Chapter 29

We rode back to Bishkek in a silence punctuated only by the coughs, splutters and general wheezing of the marshrutka engine. After the guards had checked the grounds and house were clear, we sat in the kitchen to get warm. Aliyev made tea and handed me a glass.

Finally, he spoke.

‘You’ve nothing to say about what happened up at the sanatorium?’

I stared at the ceiling for a moment, picturing the smoke drifting up from the trees and across towards the mountains. I remembered the smell of the burning, wondered if any of it was human flesh, dismissed the thought.

‘I hate helicopters,’ I said. ‘Always have.’

Aliyev looked at me, as if examining an unusual and rare botanical specimen.

‘That’s a very pragmatic attitude, Inspector, particularly for a man with a reputation as a white knight.’

I shrugged; when you’re on the run, noble gestures become too great a risk. And I couldn’t help wondering if all the police work I’d done, all the crimes I’d solved, all the villains I’d put behind the walls of Penitentiary One, if it had all been pointless. Perhaps all it had led to was drinking tea with the biggest villain in Kyrgyzstan.

‘I didn’t take any pleasure in eliminating Yusup,’ Aliyev explained, his voice thick with fake sincerity. ‘He would have done the same to me in different circumstances. When you’re in a business like ours, you have to do harsh things.’

He drained his glass, poured himself another half, pushed the sugar in my direction.
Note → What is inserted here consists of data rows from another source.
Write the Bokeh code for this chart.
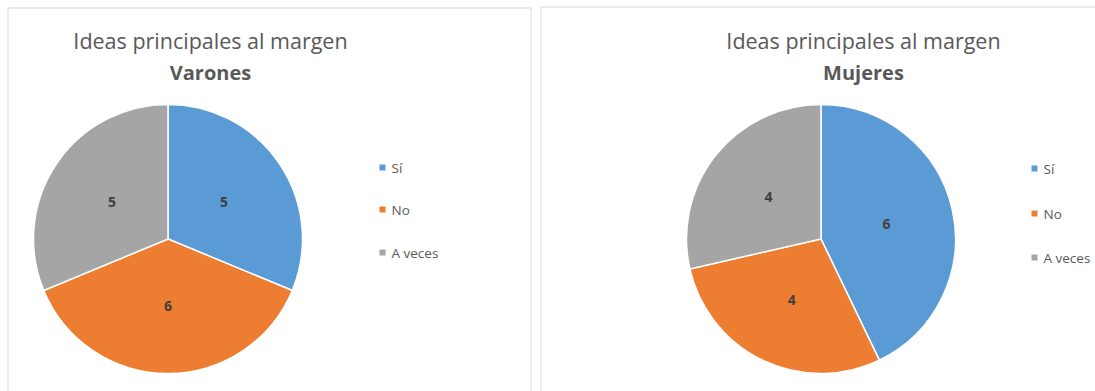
import math
from bokeh.plotting import figure
from bokeh.models import Range1d
from bokeh.core.properties import value
from bokeh.embed import file_html
from bokeh.resources import INLINE

# ---- data ----
categories = ["Sí", "No", "A veces"]
varones = [5, 6, 5]
mujeres = [6, 4, 4]
colors = ["#5B9BD5", "#ED7D31", "#A5A5A5"]
title_main = "Ideas principales al margen"
subtitles = ["Varones", "Mujeres"]

W, H = 1095, 391
FONT = "Open Sans"

def Y(y):
    return H - y

p = figure(width=W, height=H, x_range=Range1d(0, W), y_range=Range1d(0, H),
           min_border=0, toolbar_location=None, output_backend="svg",
           outline_line_color=None)
p.axis.visible = False
p.grid.visible = False

# panel borders
p.quad(left=[7.5, 540.5], right=[530.5, 1110], top=[Y(7.5), Y(6.5)], bottom=[-10, -10],
       fill_color=None, line_color="#D9D9D9", line_width=1)

panels = [
    dict(vals=varones, cx=167.5, cy=238.5, r=134.5, tx=210, leg_x=382, leg_y=[167, 209, 252], sub=subtitles[0]),
    dict(vals=mujeres, cx=820.5, cy=238.5, r=134.5, tx=863, leg_x=1034, leg_y=[168, 213, 257], sub=subtitles[1]),
]

for pn in panels:
    vals = pn["vals"]
    total = float(sum(vals))
    start = math.pi / 2
    starts, ends, lx, ly = [], [], [], []
    for v in vals:
        sweep = v / total * 2 * math.pi
        end = start - sweep
        starts.append(start)
        ends.append(end)
        mid = (start + end) / 2
        lx.append(pn["cx"] + 0.5 * pn["r"] * math.cos(mid))
        ly.append(Y(pn["cy"]) + 0.5 * pn["r"] * math.sin(mid))
        start = end
    p.wedge(x=[pn["cx"]] * len(vals), y=[Y(pn["cy"])] * len(vals), radius=pn["r"],
            start_angle=starts, end_angle=ends, direction="clock",
            fill_color=colors, line_color="white", line_width=1.5)
    p.text(x=lx, y=ly, text=[str(v) for v in vals], text_align="center",
           text_baseline="middle", text_font=value(FONT), text_font_style="bold",
           text_font_size="14px", text_color="#404040")
    # titles
    p.text(x=[pn["tx"]], y=[Y(40)], text=[title_main], text_align="center",
           text_baseline="middle", text_font=value(FONT), text_font_size="21.5px",
           text_color="#595959")
    p.text(x=[pn["tx"]], y=[Y(72)], text=[pn["sub"]], text_align="center",
           text_baseline="middle", text_font=value(FONT), text_font_style="bold",
           text_font_size="20px", text_color="#595959")
    # legend
    p.scatter(x=[pn["leg_x"]] * 3, y=[Y(v) for v in pn["leg_y"]], marker="square",
              size=6, fill_color=colors, line_color=None)
    p.text(x=[pn["leg_x"] + 9] * 3, y=[Y(v) for v in pn["leg_y"]], text=categories,
           text_align="left", text_baseline="middle", text_font=value(FONT),
           text_font_size="13.5px", text_color="#595959")

open("out.html", "w").write(file_html(p, INLINE))
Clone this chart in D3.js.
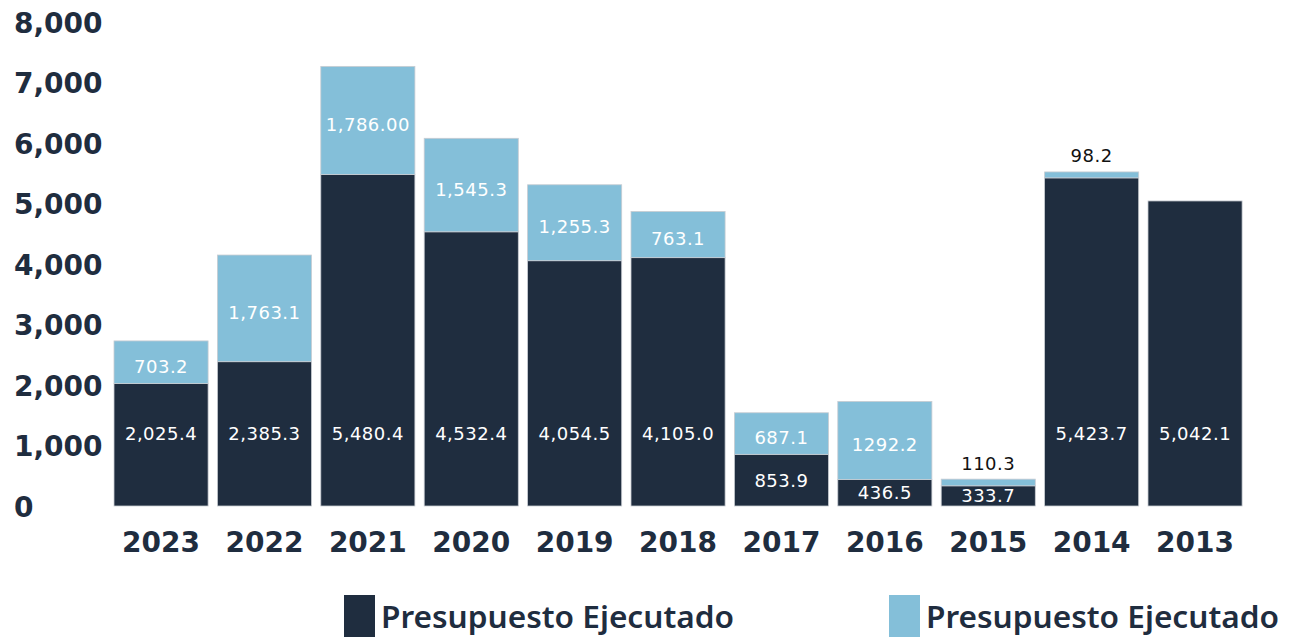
<!DOCTYPE html>
<html>
<head>
<meta charset="utf-8">
<script src="https://cdn.jsdelivr.net/npm/d3@7"></script>
<style>
  html, body { margin: 0; padding: 0; background: #fff; }
  svg { display: block; }
</style>
</head>
<body>
<svg id="chart" width="1293" height="637"></svg>
<script>
const years = ['2023', '2022', '2021', '2020', '2019', '2018', '2017', '2016', '2015', '2014', '2013'];
const executed = [2025.4, 2385.3, 5480.4, 4532.4, 4054.5, 4105.0, 853.9, 436.5, 333.7, 5423.7, 5042.1];
const extra = [703.2, 1763.1, 1786.0, 1545.3, 1255.3, 763.1, 687.1, 1292.2, 110.3, 98.2, 0];
const executedLabels = ['2,025.4', '2,385.3', '5,480.4', '4,532.4', '4,054.5', '4,105.0', '853.9', '436.5', '333.7', '5,423.7', '5,042.1'];
const extraLabels = ['703.2', '1,763.1', '1,786.00', '1,545.3', '1,255.3', '763.1', '687.1', '1292.2', '110.3', '98.2', ''];
const yTicks = [0, 1000, 2000, 3000, 4000, 5000, 6000, 7000, 8000];
const legendLabels = ['Presupuesto Ejecutado', 'Presupuesto Ejecutado'];

const dark = '#1f2d3f';
const light = '#84bfd9';

const svg = d3.select('#chart');

const x = d3.scaleBand()
    .domain(years)
    .range([104.7, 1251.4])
    .paddingInner(0.09)
    .paddingOuter(0.09);

const y = d3.scaleLinear()
    .domain([0, 8000])
    .range([506, 22]);

// y axis: labels only, left aligned
const yAxis = svg.append('g')
    .attr('transform', 'translate(14,0)')
    .call(d3.axisLeft(y).tickValues(yTicks).tickSize(0).tickFormat(d3.format(',')));
yAxis.select('.domain').remove();
yAxis.selectAll('text')
    .attr('x', 0)
    .attr('text-anchor', 'start')
    .attr('dy', '0.36em')
    .style('font-family', 'DejaVu Sans')
    .style('font-weight', 'bold')
    .style('font-size', '28px')
    .style('fill', dark);

const rows = years.map((yr, i) => ({
    year: yr,
    a: executed[i],
    b: extra[i],
    la: executedLabels[i],
    lb: extraLabels[i]
}));

const bars = svg.append('g').selectAll('g')
    .data(rows)
    .enter()
    .append('g');

bars.append('rect')
    .attr('x', d => x(d.year))
    .attr('width', x.bandwidth())
    .attr('y', d => y(d.a))
    .attr('height', d => y(0) - y(d.a))
    .attr('fill', dark)
    .attr('stroke', '#c8ccd2')
    .attr('stroke-width', 0.8);

bars.filter(d => d.b > 0)
    .append('rect')
    .attr('x', d => x(d.year))
    .attr('width', x.bandwidth())
    .attr('y', d => y(d.a + d.b))
    .attr('height', d => y(d.a) - y(d.a + d.b))
    .attr('fill', light)
    .attr('stroke', '#c8ccd2')
    .attr('stroke-width', 0.8);

const labelFont = sel => sel
    .attr('text-anchor', 'middle')
    .attr('dy', '0.36em')
    .style('font-family', 'DejaVu Sans')
    .style('font-size', '18px')
    .style('letter-spacing', '0.5px');

// executed value labels
bars.append('text')
    .call(labelFont)
    .attr('x', d => x(d.year) + x.bandwidth() / 2)
    .attr('y', d => d.a > 1500 ? y(1200) : y(d.a / 2))
    .style('fill', '#fff')
    .text(d => d.la);

// extra value labels: inside if there is room, above otherwise
bars.filter(d => d.b > 0)
    .append('text')
    .call(labelFont)
    .attr('x', d => x(d.year) + x.bandwidth() / 2)
    .attr('y', d => d.b > 300 ? y(d.a + d.b / 2) + 4 : y(d.a + d.b) - 16)
    .style('fill', d => d.b > 300 ? '#fff' : '#111')
    .text(d => d.lb);

// year labels
svg.append('g').selectAll('text')
    .data(years)
    .enter()
    .append('text')
    .attr('x', d => x(d) + x.bandwidth() / 2)
    .attr('y', 552)
    .attr('text-anchor', 'middle')
    .style('font-family', 'DejaVu Sans')
    .style('font-weight', 'bold')
    .style('font-size', '28px')
    .style('fill', dark)
    .text(d => d);

// legend
const legend = svg.append('g').selectAll('g')
    .data(legendLabels)
    .enter()
    .append('g')
    .attr('transform', (d, i) => `translate(${i ? 889 : 344},0)`);

legend.append('rect')
    .attr('x', 0)
    .attr('y', 595)
    .attr('width', 31)
    .attr('height', 42)
    .attr('fill', (d, i) => i ? light : dark);

legend.append('text')
    .attr('x', 37)
    .attr('y', 628)
    .attr('textLength', 353)
    .attr('lengthAdjust', 'spacingAndGlyphs')
    .style('font-family', 'Noto Sans')
    .style('font-weight', 600)
    .style('font-size', '30px')
    .style('fill', dark)
    .text(d => d);
</script>
</body>
</html>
‘No woman to take care of us, you see,’ and there was an almost apologetic tone in his voice, as if being on either side of the law excludes you from normal family life. ‘You have no family, I believe, Inspector?’

I shook my head.

‘I know about your wife,’ Aliyev said. ‘A tragedy. And if you’d been working for me…’

‘Yes?’

‘We would have flown her to Moscow. Or Geneva. Wherever the best treatment was to be found. We look after our own, you see.’

I knew Chinara would never have accepted treatment paid for by drug addiction, prostitution, blackmail and corruption, even if it cost her her life. I debated telling Aliyev, decided there was no point. Chinara was dead and buried, and the sun had rarely shone for me since.
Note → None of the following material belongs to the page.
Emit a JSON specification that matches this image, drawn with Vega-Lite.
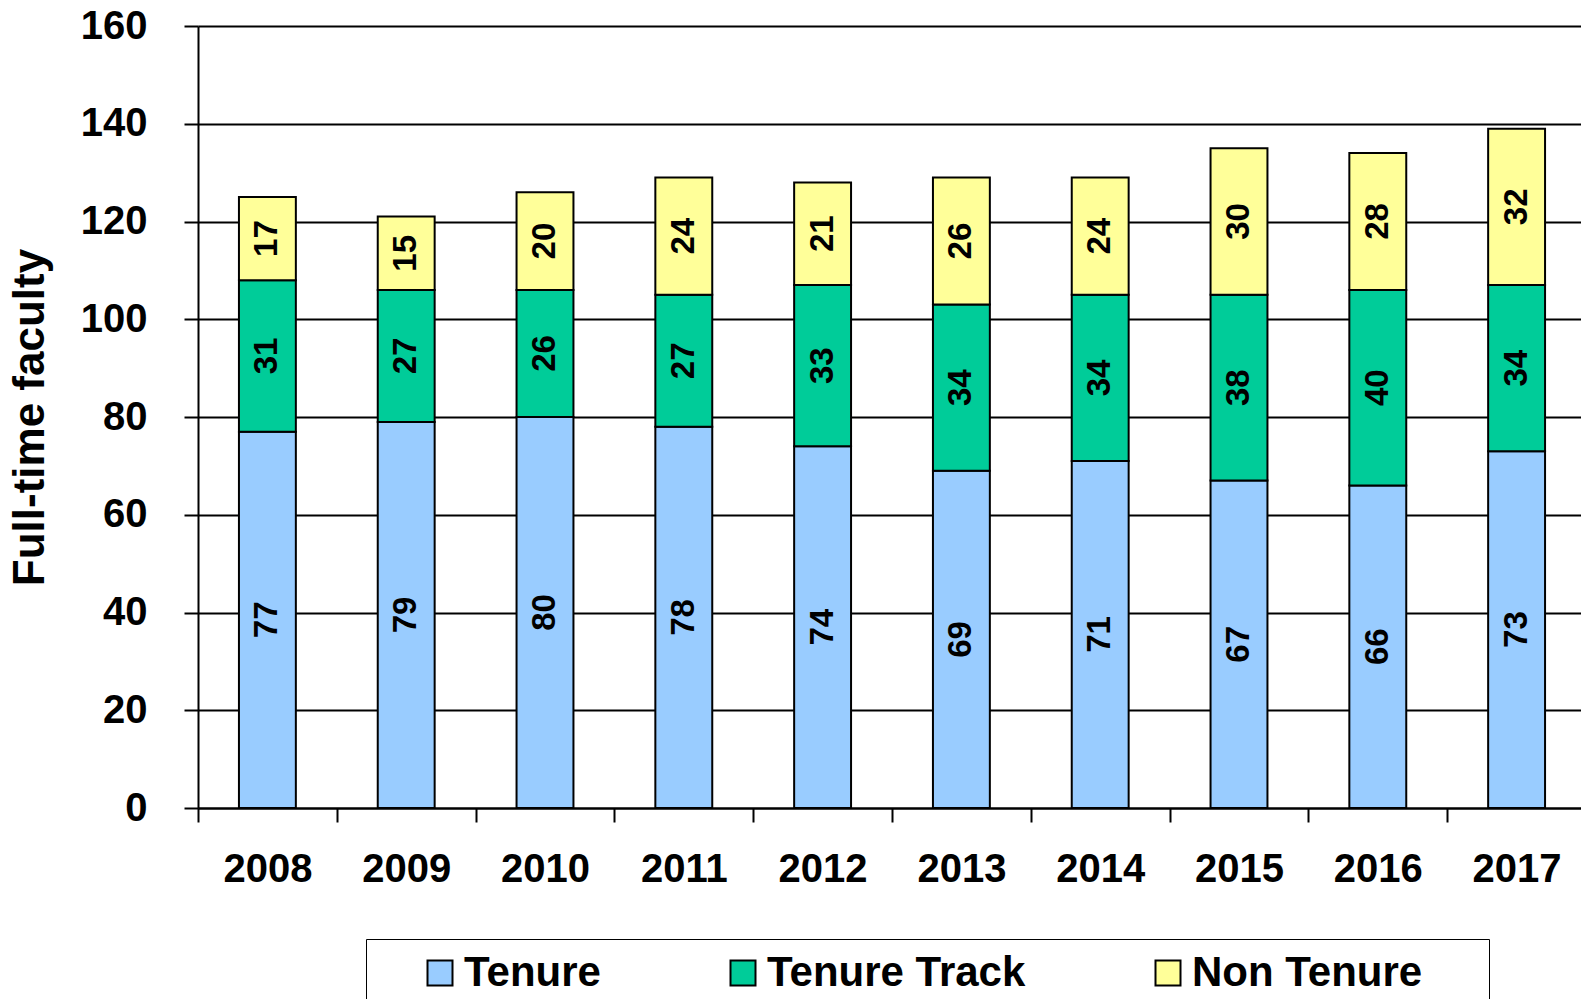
{
  "$schema": "https://vega.github.io/schema/vega-lite/v6.json",
  "autosize": {"type": "none"},
  "width": 1388,
  "height": 782,
  "padding": {"left": 198, "top": 26, "right": -5, "bottom": 191},
  "background": "white",
  "config": {
    "font": "Liberation Sans",
    "view": {"stroke": null},
    "axis": {"labelFontWeight": "bold", "titleFontWeight": "bold", "labelColor": "black", "titleColor": "black"}
  },
  "data": {
    "values": [
      {"year": "2008", "type": "Tenure", "rank": 1, "count": 77},
      {"year": "2008", "type": "Tenure Track", "rank": 2, "count": 31},
      {"year": "2008", "type": "Non Tenure", "rank": 3, "count": 17},
      {"year": "2009", "type": "Tenure", "rank": 1, "count": 79},
      {"year": "2009", "type": "Tenure Track", "rank": 2, "count": 27},
      {"year": "2009", "type": "Non Tenure", "rank": 3, "count": 15},
      {"year": "2010", "type": "Tenure", "rank": 1, "count": 80},
      {"year": "2010", "type": "Tenure Track", "rank": 2, "count": 26},
      {"year": "2010", "type": "Non Tenure", "rank": 3, "count": 20},
      {"year": "2011", "type": "Tenure", "rank": 1, "count": 78},
      {"year": "2011", "type": "Tenure Track", "rank": 2, "count": 27},
      {"year": "2011", "type": "Non Tenure", "rank": 3, "count": 24},
      {"year": "2012", "type": "Tenure", "rank": 1, "count": 74},
      {"year": "2012", "type": "Tenure Track", "rank": 2, "count": 33},
      {"year": "2012", "type": "Non Tenure", "rank": 3, "count": 21},
      {"year": "2013", "type": "Tenure", "rank": 1, "count": 69},
      {"year": "2013", "type": "Tenure Track", "rank": 2, "count": 34},
      {"year": "2013", "type": "Non Tenure", "rank": 3, "count": 26},
      {"year": "2014", "type": "Tenure", "rank": 1, "count": 71},
      {"year": "2014", "type": "Tenure Track", "rank": 2, "count": 34},
      {"year": "2014", "type": "Non Tenure", "rank": 3, "count": 24},
      {"year": "2015", "type": "Tenure", "rank": 1, "count": 67},
      {"year": "2015", "type": "Tenure Track", "rank": 2, "count": 38},
      {"year": "2015", "type": "Non Tenure", "rank": 3, "count": 30},
      {"year": "2016", "type": "Tenure", "rank": 1, "count": 66},
      {"year": "2016", "type": "Tenure Track", "rank": 2, "count": 40},
      {"year": "2016", "type": "Non Tenure", "rank": 3, "count": 28},
      {"year": "2017", "type": "Tenure", "rank": 1, "count": 73},
      {"year": "2017", "type": "Tenure Track", "rank": 2, "count": 34},
      {"year": "2017", "type": "Non Tenure", "rank": 3, "count": 32}
    ]
  },
  "encoding": {
    "x": {
      "field": "year", "type": "nominal",
      "scale": {"paddingInner": 0, "paddingOuter": 0},
      "axis": {
        "title": null, "labelAngle": 0, "labelFontSize": 40, "labelPadding": 27,
        "tickSize": 14, "tickColor": "black", "tickWidth": 2, "tickBand": "extent",
        "domainColor": "black", "domainWidth": 2
      }
    }
  },
  "layer": [
    {
      "mark": {"type": "bar", "stroke": "black", "strokeWidth": 2, "width": {"band": 0.41}},
      "encoding": {
        "y": {
          "field": "count", "type": "quantitative", "stack": "zero",
          "scale": {"domain": [0, 160], "nice": false},
          "axis": {
            "title": "Full-time faculty", "titleFontSize": 44, "titlePadding": 28,
            "values": [0, 20, 40, 60, 80, 100, 120, 140, 160],
            "labelFontSize": 40, "labelPadding": 37,
            "tickSize": 14, "tickColor": "black", "tickWidth": 2,
            "grid": true, "gridColor": "black", "gridWidth": 2, "gridOpacity": 1,
            "domainColor": "black", "domainWidth": 2
          }
        },
        "color": {
          "field": "type", "type": "nominal",
          "scale": {"domain": ["Tenure", "Tenure Track", "Non Tenure"], "range": ["#99CCFF", "#00CC99", "#FFFF99"]},
          "legend": {
            "orient": "none", "legendX": 168, "legendY": 913, "direction": "horizontal",
            "title": "\u00a0", "titleOrient": "right", "titlePadding": 54, "titleFontSize": 38,
            "padding": 13, "strokeColor": "black",
            "symbolType": "square", "symbolSize": 625, "symbolStrokeColor": "black", "symbolStrokeWidth": 2, "symbolOpacity": 1,
            "symbolOffset": 40,
            "labelFontSize": 42, "labelFontWeight": "bold", "labelColor": "black", "labelOffset": 3, "labelLimit": 600,
            "columnPadding": 81
          }
        },
        "order": {"field": "rank", "type": "quantitative", "sort": "ascending"}
      }
    },
    {
      "transform": [
        {"stack": "count", "groupby": ["year"], "sort": [{"field": "rank", "order": "ascending"}], "as": ["y0", "y1"]},
        {"fold": ["y0", "y1"], "as": ["edge", "pos"]}
      ],
      "mark": {"type": "text", "angle": 270, "fontSize": 33, "fontWeight": "bold", "color": "black", "align": "center", "baseline": "middle"},
      "encoding": {
        "y": {"field": "pos", "type": "quantitative", "aggregate": "mean"},
        "detail": {"field": "type", "type": "nominal"},
        "text": {"field": "count", "type": "quantitative", "aggregate": "max"}
      }
    }
  ]
}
I thought about Saltanat, the woman I was half in love with, wondered if she was back in Uzbekistan or somewhere in the field, her cross-hairs already trained on eliminating an enemy of the state. Perhaps I was on her hit list, if Tynaliev’s influence stretched as far as Tashkent.

I wondered about Otabek, the small boy Saltanat and I had rescued from the clutches of a wealthy foreign paedophile, the man I’d later assassinated knowing the only justice he would ever have to face would be when he walked with the dead. Saltanat had taken Otabek away with her, hoping to mend his mind, and I wondered whether he was still mute, suspicious of the adult world, afraid of the horrors that stalked it.

‘It can’t be easy, losing someone to such a terrible disease,’ Aliyev said, and I wanted to punch his sympathy back down his throat until the hypocrisy and pointlessness of it choked him.

But most of all, I knew my anger and resentment and disgust were all aimed at one person, the man who stood every morning with a razor in his hand and avoided staring into his eyes in my mirror.

Using a pillow to end Chinara’s final suffering, I’d spared her some small amount of pain. The world at large would call it a mercy killing. In the deepest caves of my heart, I could call it nothing else but murder.

‘You’re offering me condolences now?’ I asked.

‘You’re not the only person who’s lost someone,’ Aliyev said, a surprisingly gentle tone in his voice. ‘Maybe I’ll tell you about it one day.’

I didn’t reply, stood up.

‘Sit down.’

I remained standing, and I saw the attention of the guard in the room suddenly switch to high alert.

‘Sit down. Please.’

I couldn’t see an alternative that wouldn’t get me shot, so I did as he asked.

‘You need to get out of the country.’

A statement, not a question, and one with which I could only agree.

‘You don’t have any money, any hidden savings, unless you’re not the policeman I take you for.’

It’s all very well being told you’re an honest cop, but honeyed words did nothing to get me out of the shit I was in.

‘Your former colleagues will shoot you down on sight, and if you survive, then the minister will pick your bones clean.’

I nodded.

‘So really, the only choice you have is to work for me.’

Aliyev saw the self-disgust in my face, took a cigarette, sparked it and inhaled.

‘Don’t worry, I’m not suggesting you become a hitman. One simple job and you’re done, with enough money to stay out of trouble as long as you stay out of Kyrgyzstan. Interested?’

‘I’d like to hear more.’

‘Of course, but first let me ask you something. You’re not afraid of flying, are you?’ he asked, and I could hear the concern in his voice. ‘You have flown before?’

‘Sure,’ I said, ‘I just hate—’

‘I know,’ Aliyev interrupted, ‘helicopters. I’m not surprised, after what you’ve seen today. But you don’t have a problem with regular flying?’